Reproduce every line in the listing that contains the word "document".
+--
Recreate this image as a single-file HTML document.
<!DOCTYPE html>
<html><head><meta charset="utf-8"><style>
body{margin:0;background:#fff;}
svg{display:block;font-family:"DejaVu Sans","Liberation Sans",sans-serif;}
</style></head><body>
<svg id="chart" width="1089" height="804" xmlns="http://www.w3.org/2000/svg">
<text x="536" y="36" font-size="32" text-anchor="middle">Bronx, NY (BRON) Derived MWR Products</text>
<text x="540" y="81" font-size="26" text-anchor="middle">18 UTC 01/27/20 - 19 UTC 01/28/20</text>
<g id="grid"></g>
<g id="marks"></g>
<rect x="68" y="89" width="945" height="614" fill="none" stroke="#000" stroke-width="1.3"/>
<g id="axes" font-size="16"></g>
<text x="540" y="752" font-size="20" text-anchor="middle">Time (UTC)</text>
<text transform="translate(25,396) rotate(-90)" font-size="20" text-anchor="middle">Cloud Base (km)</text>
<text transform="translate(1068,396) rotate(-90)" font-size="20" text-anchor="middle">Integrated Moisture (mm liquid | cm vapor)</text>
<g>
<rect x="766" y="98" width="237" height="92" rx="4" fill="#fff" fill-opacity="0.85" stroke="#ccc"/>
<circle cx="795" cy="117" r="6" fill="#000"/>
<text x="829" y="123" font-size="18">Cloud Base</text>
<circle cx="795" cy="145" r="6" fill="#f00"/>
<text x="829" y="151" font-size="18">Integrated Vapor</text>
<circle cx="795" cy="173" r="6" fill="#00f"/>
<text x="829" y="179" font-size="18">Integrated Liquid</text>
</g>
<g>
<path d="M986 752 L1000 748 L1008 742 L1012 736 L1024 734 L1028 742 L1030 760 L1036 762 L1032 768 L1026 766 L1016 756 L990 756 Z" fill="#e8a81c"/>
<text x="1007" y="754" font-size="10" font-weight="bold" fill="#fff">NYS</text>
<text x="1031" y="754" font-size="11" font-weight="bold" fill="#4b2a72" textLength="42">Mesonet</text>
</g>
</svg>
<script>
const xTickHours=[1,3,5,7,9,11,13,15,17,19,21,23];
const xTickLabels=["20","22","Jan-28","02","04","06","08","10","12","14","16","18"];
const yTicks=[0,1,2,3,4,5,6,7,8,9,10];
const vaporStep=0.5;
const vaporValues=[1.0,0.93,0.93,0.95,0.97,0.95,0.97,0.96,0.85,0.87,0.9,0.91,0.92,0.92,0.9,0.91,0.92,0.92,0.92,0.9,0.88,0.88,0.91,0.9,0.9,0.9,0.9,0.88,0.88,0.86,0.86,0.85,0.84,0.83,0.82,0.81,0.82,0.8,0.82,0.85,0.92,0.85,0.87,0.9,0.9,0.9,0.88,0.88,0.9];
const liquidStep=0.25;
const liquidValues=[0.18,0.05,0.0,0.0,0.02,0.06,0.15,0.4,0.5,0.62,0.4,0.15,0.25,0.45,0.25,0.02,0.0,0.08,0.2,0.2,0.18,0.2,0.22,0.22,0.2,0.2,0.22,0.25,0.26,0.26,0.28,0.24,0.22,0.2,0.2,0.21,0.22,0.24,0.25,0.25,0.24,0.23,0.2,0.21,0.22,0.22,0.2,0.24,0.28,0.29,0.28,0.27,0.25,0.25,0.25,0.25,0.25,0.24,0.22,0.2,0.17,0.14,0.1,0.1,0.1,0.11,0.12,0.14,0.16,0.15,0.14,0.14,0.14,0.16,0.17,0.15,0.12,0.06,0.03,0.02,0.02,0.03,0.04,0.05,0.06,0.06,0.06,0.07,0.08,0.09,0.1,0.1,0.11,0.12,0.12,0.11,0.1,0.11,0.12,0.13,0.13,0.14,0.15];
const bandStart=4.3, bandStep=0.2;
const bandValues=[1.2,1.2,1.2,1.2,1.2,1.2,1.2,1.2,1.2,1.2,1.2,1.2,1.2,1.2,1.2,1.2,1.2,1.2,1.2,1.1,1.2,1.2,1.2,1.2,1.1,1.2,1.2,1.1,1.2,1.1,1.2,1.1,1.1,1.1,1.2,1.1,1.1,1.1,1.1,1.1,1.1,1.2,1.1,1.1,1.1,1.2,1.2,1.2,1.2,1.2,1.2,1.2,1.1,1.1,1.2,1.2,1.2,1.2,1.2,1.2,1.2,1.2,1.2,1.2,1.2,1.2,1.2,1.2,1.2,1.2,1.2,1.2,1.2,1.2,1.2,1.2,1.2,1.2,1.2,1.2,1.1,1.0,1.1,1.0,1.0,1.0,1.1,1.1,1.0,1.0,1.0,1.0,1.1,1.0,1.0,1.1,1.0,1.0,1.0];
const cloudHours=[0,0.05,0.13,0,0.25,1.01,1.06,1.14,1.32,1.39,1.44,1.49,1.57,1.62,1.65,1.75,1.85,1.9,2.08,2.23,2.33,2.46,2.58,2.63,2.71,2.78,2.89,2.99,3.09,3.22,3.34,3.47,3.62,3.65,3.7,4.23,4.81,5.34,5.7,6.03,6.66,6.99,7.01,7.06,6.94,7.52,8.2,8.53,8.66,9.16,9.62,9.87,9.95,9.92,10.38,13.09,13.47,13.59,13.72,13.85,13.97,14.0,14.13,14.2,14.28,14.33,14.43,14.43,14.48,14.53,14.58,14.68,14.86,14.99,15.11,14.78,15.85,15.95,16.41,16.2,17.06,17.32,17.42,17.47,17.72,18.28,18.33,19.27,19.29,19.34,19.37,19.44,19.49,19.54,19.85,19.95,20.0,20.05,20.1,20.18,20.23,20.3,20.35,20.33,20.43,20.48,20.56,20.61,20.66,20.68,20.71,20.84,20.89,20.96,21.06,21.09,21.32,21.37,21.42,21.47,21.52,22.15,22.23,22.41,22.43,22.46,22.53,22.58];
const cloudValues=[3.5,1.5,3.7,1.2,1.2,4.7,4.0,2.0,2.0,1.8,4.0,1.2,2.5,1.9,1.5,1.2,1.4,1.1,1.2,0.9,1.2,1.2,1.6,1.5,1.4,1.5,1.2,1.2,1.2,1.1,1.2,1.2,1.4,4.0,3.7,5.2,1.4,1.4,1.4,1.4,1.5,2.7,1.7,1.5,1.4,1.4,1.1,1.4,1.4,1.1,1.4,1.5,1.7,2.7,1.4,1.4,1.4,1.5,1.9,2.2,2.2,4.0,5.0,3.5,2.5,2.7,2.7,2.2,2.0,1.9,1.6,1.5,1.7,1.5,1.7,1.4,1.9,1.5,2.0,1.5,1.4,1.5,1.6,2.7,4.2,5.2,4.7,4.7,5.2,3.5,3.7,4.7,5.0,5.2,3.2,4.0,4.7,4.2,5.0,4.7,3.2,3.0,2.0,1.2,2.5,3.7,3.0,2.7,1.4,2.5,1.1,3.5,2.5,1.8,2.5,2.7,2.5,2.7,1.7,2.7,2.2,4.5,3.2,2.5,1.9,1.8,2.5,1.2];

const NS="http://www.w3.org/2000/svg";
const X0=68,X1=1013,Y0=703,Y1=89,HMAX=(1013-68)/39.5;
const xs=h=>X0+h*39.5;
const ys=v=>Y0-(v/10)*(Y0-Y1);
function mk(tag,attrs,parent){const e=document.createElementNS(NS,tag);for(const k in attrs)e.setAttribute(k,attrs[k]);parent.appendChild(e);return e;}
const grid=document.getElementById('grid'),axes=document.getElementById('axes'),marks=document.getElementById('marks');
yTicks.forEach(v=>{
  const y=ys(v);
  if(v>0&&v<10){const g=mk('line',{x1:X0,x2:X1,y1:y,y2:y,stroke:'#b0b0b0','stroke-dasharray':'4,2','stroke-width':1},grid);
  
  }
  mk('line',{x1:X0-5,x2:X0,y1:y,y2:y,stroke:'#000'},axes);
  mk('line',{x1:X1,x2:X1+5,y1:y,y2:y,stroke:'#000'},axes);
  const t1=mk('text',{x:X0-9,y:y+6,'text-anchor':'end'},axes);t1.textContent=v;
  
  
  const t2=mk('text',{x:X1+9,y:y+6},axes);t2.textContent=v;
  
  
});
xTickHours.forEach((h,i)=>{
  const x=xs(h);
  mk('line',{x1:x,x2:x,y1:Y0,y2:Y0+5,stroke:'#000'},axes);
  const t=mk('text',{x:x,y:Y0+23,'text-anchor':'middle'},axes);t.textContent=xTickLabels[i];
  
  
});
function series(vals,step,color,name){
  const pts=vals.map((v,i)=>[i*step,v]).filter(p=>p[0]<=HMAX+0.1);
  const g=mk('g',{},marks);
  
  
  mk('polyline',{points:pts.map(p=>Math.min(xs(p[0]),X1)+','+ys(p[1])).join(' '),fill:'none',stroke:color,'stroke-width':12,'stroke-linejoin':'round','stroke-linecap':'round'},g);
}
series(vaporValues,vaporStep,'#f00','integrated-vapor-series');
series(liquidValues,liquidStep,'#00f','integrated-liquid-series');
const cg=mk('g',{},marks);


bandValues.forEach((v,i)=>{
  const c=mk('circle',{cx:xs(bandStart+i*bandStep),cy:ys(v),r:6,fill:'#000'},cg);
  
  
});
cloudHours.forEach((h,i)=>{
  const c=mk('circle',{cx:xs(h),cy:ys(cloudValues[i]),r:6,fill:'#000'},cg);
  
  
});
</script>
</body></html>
+--
**Response to this task**
Recreate this image as a single-file HTML document.
function mk(tag,attrs,parent){const e=document.createElementNS(NS,tag);for(const k in attrs)e.setAttribute(k,attrs[k]);parent.appendChild(e);return e;}
const grid=document.getElementById('grid'),axes=document.getElementById('axes'),marks=document.getElementById('marks');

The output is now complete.